Titre : La guinguette à deux sous.
Auteur : Georges Simenon.
Editeur : Le livre de poche.
Circonstances de lecture :
J’ai lu, entre vingt et vingt-deux ans, toutes les enquêtes du commissaire Maigret. Comme j'ai du mal à me concentrer sur mes lectures en ce moment, j’ai relu une de ses enquêtes, une de celles dont je ne me souvenais pas trop.
Mon avis :
Si vous ne connaissez pas l’univers de Simenon, je ne vous conseillerai pas de débuter par cette enquête car elle apparaît comme une parenthèse dans la carrière de Maigret. Pourtant, le roman avait débuté de manière dramatique. Nous suivons Maigret rendant visite à un condamné à mort dont le pourvois a été rejeté. Celui-ci, qui n’a jamais voulu charger ses complices, fait une confidence à Maigret : il connaît un homme honorable qui mériterait la guillotine autant que lui. Il ne lui donne pas son nom (ce chef de bande respecte jusqu’au bout son code de l’honneur) mais lui décrit ce que lui et son ami Victor ont vu six ans plus tôt et lui donne un nom : la guinguette à deux sous.
La seconde enquête ne démarre pourtant pas. Le temps passe, et Maigret a d’autres préoccupations : ce sont les vacances, il doit rejoindre sa femme en Alsace, les policiers sont surchargés de besogne. Le hasard va véritablement le remettre sur la trace de cette guinguette, et, le temps d’un week-end, il s’y laisse entraîner, rencontrant les habitués. La faune est étrange, hors du temps. Ce sont tous ou presque des notables venus se distraire, un médecin, un entrepreneur, un chemisier, un employé de banque, qui s‘amusent à reconstituer l’ambiance désuète du début du siècle. Maigret semble presque en vacances au milieu d’eux. Rien ne lui échappe pourtant : la mélancolie des uns, la trop grande joie de vivre des autres. Il découvre même la liaison extraconjugale qui unit Basso l’entrepreneur à la très sensuelle Mado Feinstein.
Survient la tragédie : Feinstein est retrouvé mort, une balle dans le cœur, Basso, l’arme à la main, proteste de son innocence. Ceux qui fuyaient le monde contemporain, et avec lui, leur passé, se trouvent rattrapés par les conséquences de ce meurtre. Fuite, cavale, déploiement de gendarmerie digne des plus grands gangsters paraissent incongrues, et Maigret lui-même prend ses distances vis-à-vis d’une enquête qui se déroule presque malgré lui. Il la suit pourtant, tout en retrouvant la trace du meurtre qui a eu lieu six ans plus tôt, et qui le ramène vers les habitués de la guinguette.

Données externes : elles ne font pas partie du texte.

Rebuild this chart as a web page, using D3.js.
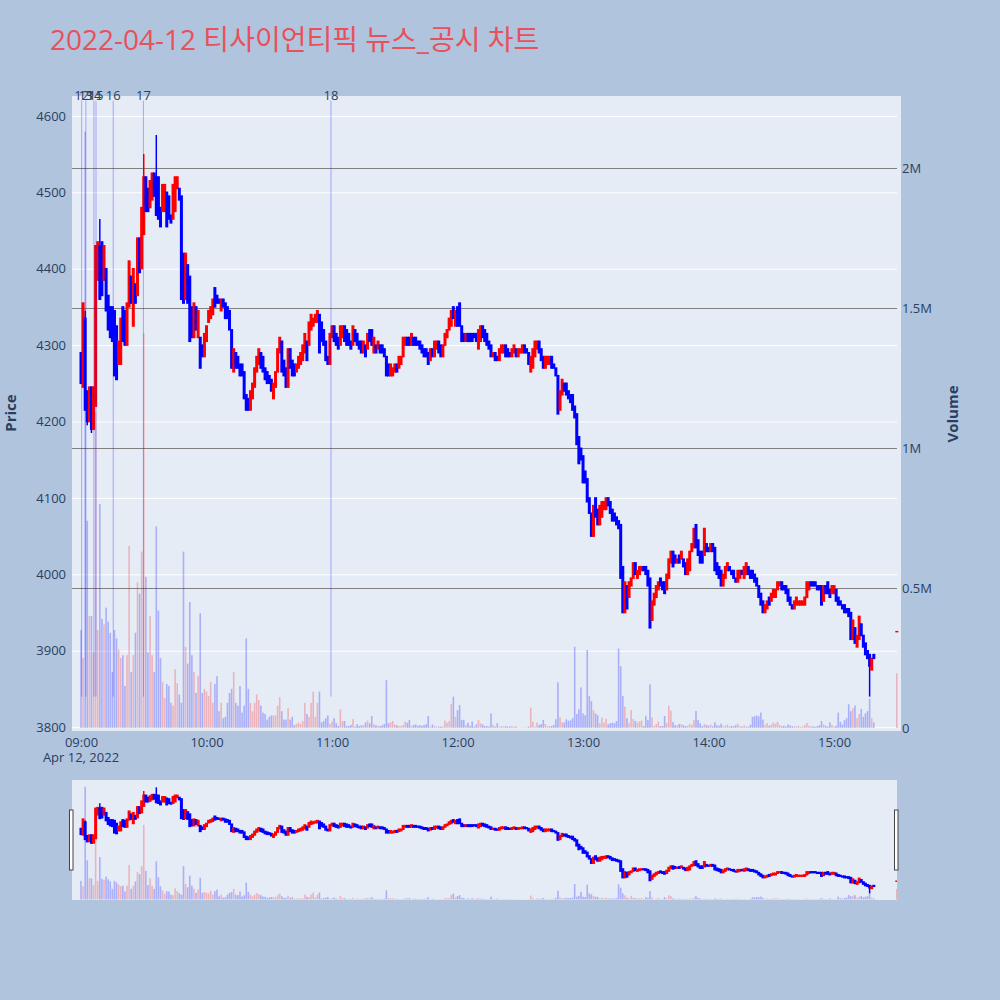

Le dénouement ne fut pas pour moi un voile qui se déchire, il me parait tristement banal, tragiquement réaliste et m'a laissé un goût amer . Durant tout le roman, Maigret a plus agi en homme qu'en policier et c'est sans doute pour cette raison qu'il a été berné - et, lui semble-t-il, avec son propre consentement.